Goal of the exercise: Repeat the lines exactly from the line that contains "Generate a Python" through the line that contains "return 1 - y / 693.0"; leave images out and add nothing.

Listed records:
%%
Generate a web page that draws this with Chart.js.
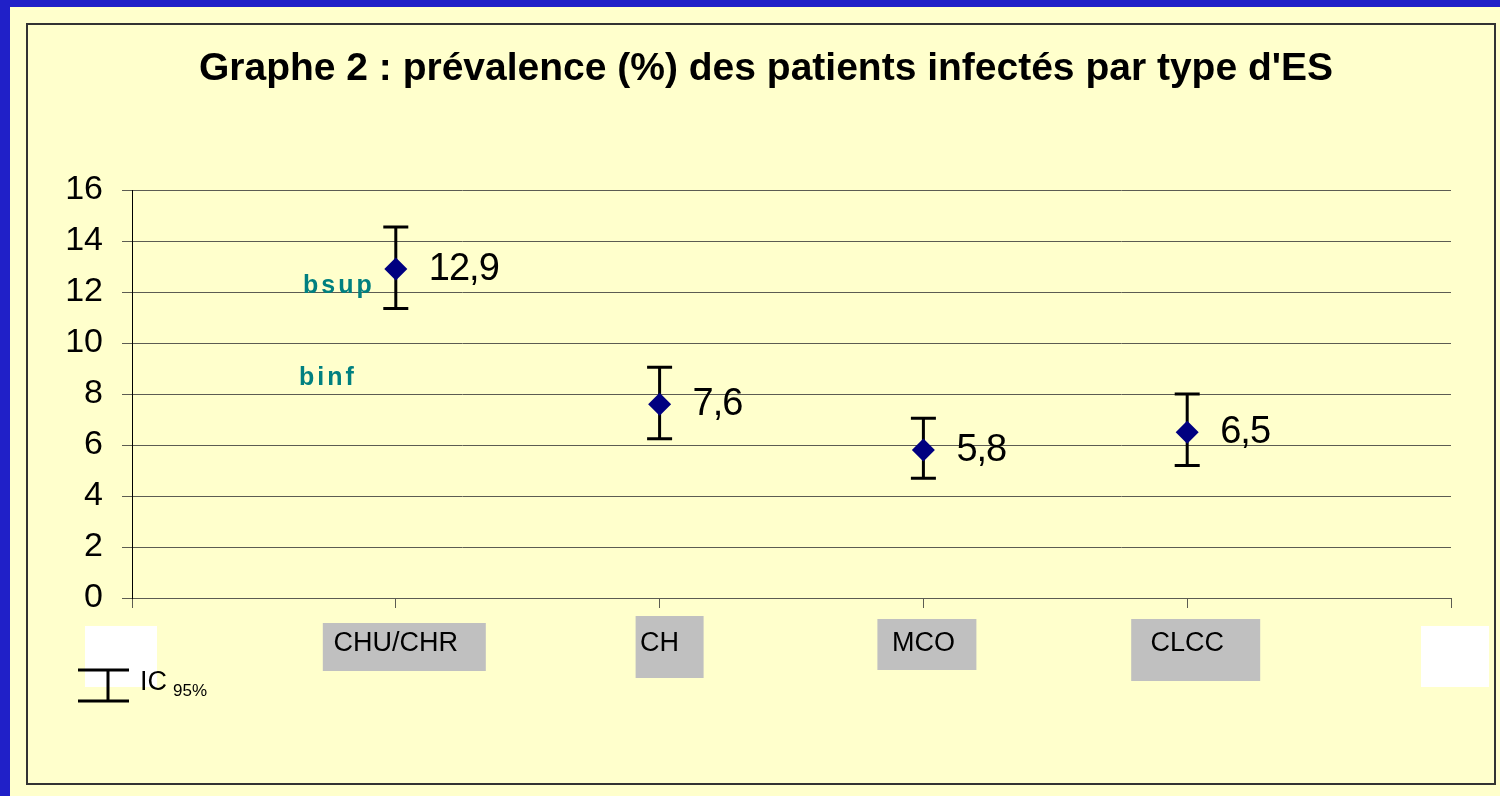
%%
%%
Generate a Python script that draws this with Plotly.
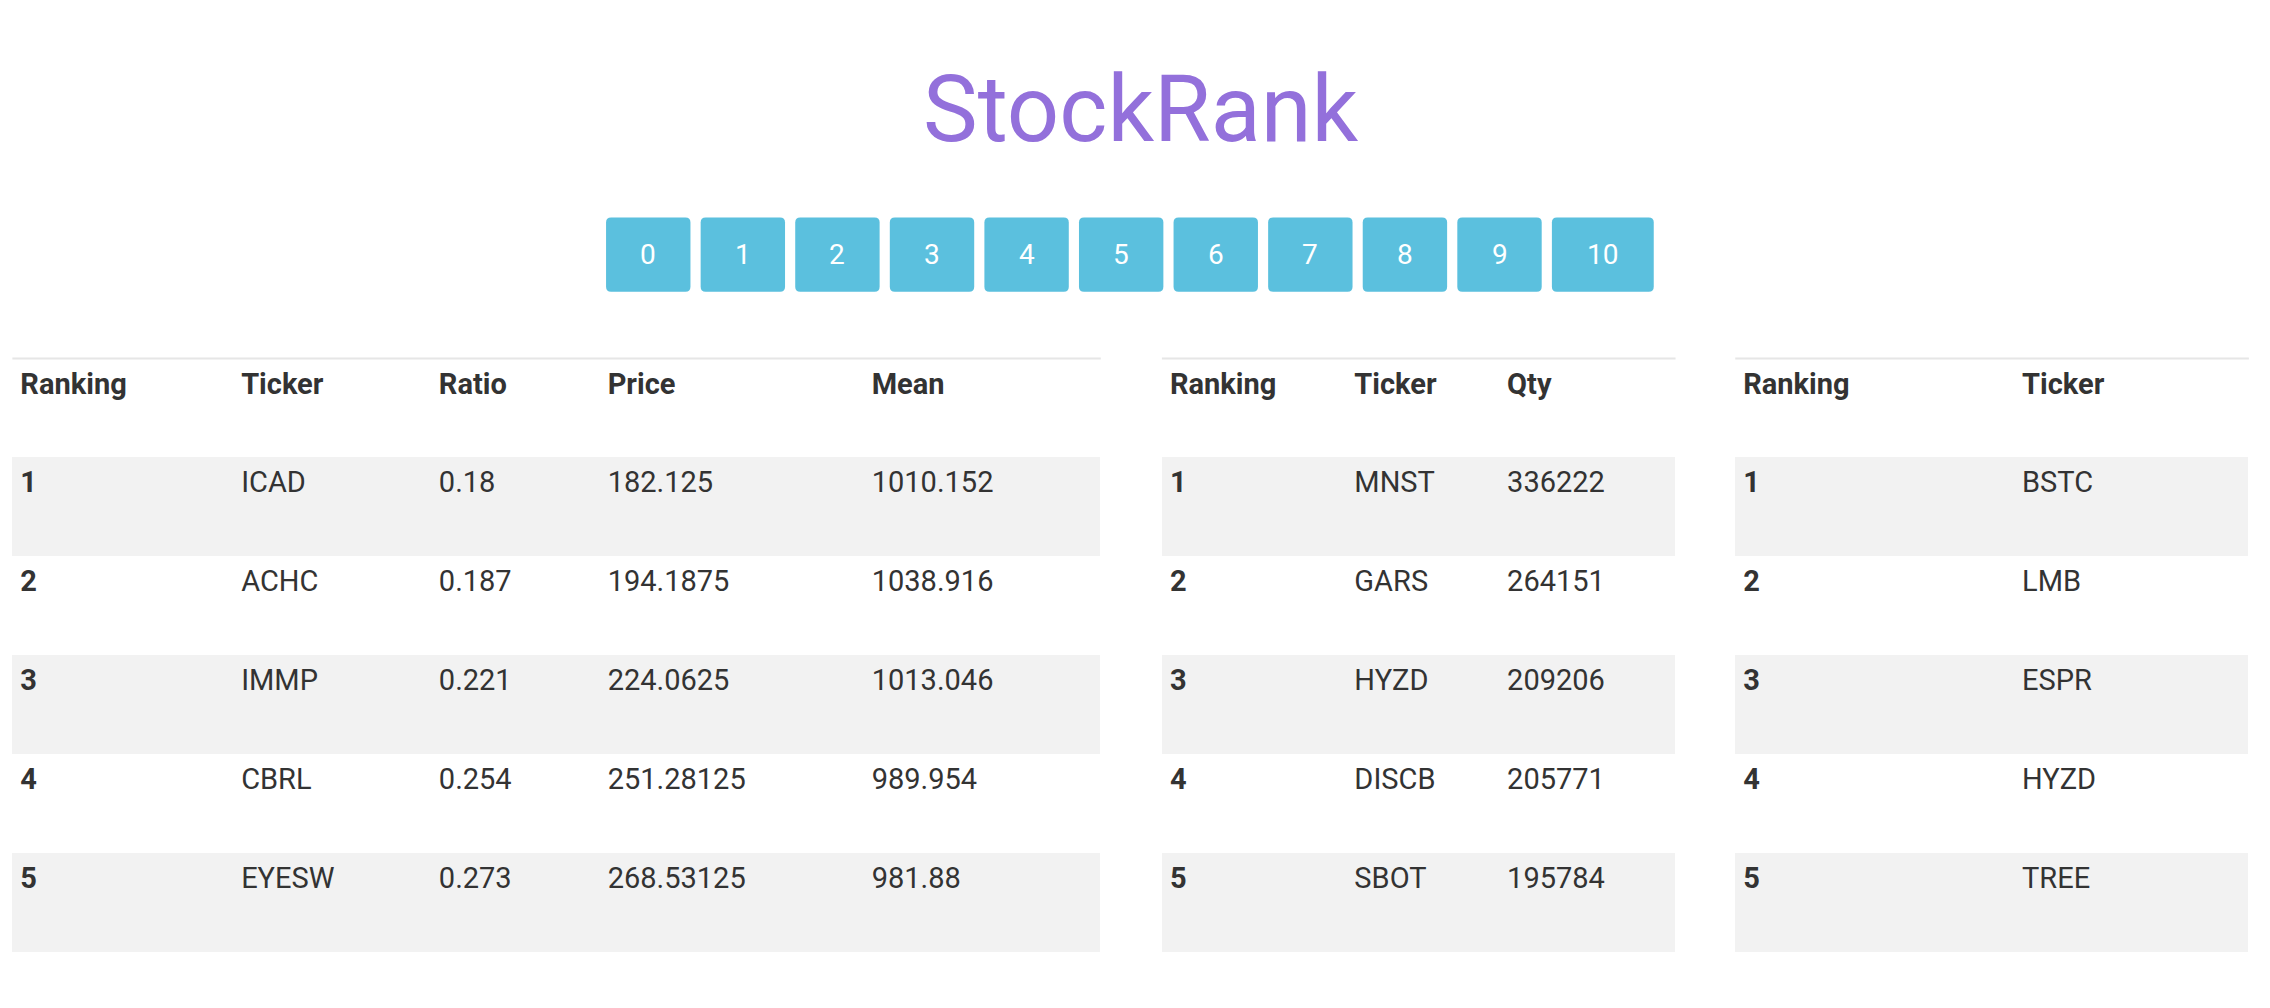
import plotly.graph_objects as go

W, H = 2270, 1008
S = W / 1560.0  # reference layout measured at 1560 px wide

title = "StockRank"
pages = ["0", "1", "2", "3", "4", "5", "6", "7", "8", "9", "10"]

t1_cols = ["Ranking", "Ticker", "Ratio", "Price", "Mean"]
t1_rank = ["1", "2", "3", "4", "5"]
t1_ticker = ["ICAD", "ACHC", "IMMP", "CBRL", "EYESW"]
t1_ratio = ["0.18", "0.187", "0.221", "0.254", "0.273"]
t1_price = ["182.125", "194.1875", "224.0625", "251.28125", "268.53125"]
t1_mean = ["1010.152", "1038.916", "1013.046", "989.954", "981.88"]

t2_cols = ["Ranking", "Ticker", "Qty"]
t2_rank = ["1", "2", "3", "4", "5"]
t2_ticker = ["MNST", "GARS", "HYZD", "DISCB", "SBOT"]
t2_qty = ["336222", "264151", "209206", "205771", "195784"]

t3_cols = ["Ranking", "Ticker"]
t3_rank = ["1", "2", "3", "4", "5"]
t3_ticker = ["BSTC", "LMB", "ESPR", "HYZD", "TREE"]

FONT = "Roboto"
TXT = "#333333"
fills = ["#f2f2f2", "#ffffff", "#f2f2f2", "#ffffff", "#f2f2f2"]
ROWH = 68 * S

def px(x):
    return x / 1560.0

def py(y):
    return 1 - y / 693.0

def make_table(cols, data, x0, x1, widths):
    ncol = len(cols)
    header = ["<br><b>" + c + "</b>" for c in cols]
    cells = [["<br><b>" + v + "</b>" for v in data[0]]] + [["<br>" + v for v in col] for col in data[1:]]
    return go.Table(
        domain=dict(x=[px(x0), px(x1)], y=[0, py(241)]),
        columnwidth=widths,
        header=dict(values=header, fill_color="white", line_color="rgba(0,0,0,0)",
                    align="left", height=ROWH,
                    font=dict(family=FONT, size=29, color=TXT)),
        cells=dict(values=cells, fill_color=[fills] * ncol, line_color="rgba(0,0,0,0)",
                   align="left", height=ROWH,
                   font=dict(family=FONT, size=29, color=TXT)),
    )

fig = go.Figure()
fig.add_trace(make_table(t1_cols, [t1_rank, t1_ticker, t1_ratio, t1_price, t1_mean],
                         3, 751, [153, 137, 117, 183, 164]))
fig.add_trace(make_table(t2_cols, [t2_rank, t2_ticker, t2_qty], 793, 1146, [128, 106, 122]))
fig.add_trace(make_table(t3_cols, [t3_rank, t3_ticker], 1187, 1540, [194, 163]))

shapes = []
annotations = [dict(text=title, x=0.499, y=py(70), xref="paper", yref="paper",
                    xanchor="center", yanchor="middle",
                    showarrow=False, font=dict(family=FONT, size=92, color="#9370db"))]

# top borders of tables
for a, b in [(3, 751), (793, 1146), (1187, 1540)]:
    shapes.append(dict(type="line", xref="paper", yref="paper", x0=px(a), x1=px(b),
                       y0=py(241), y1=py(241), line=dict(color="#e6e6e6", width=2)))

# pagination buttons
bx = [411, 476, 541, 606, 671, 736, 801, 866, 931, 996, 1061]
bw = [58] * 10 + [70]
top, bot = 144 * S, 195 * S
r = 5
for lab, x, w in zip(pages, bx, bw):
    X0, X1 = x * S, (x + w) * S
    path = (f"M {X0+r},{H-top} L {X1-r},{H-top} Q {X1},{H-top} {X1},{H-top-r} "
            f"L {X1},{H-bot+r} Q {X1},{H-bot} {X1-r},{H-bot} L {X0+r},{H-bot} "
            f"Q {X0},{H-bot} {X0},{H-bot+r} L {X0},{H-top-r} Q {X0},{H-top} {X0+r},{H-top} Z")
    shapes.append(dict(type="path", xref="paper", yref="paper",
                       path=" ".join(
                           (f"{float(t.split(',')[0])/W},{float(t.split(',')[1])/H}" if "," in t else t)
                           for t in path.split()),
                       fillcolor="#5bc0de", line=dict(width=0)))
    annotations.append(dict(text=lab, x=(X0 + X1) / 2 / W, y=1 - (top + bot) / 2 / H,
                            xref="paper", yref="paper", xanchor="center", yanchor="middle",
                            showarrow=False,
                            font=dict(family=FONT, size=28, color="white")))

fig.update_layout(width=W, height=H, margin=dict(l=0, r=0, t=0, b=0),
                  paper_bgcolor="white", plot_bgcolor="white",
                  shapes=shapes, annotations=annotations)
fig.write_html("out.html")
%%
Result of this exercise:
Generate a Python script that draws this with Plotly.
import plotly.graph_objects as go

W, H = 2270, 1008
S = W / 1560.0  # reference layout measured at 1560 px wide

title = "StockRank"
pages = ["0", "1", "2", "3", "4", "5", "6", "7", "8", "9", "10"]

t1_cols = ["Ranking", "Ticker", "Ratio", "Price", "Mean"]
t1_rank = ["1", "2", "3", "4", "5"]
t1_ticker = ["ICAD", "ACHC", "IMMP", "CBRL", "EYESW"]
t1_ratio = ["0.18", "0.187", "0.221", "0.254", "0.273"]
t1_price = ["182.125", "194.1875", "224.0625", "251.28125", "268.53125"]
t1_mean = ["1010.152", "1038.916", "1013.046", "989.954", "981.88"]

t2_cols = ["Ranking", "Ticker", "Qty"]
t2_rank = ["1", "2", "3", "4", "5"]
t2_ticker = ["MNST", "GARS", "HYZD", "DISCB", "SBOT"]
t2_qty = ["336222", "264151", "209206", "205771", "195784"]

t3_cols = ["Ranking", "Ticker"]
t3_rank = ["1", "2", "3", "4", "5"]
t3_ticker = ["BSTC", "LMB", "ESPR", "HYZD", "TREE"]

FONT = "Roboto"
TXT = "#333333"
fills = ["#f2f2f2", "#ffffff", "#f2f2f2", "#ffffff", "#f2f2f2"]
ROWH = 68 * S

def px(x):
    return x / 1560.0

def py(y):
    return 1 - y / 693.0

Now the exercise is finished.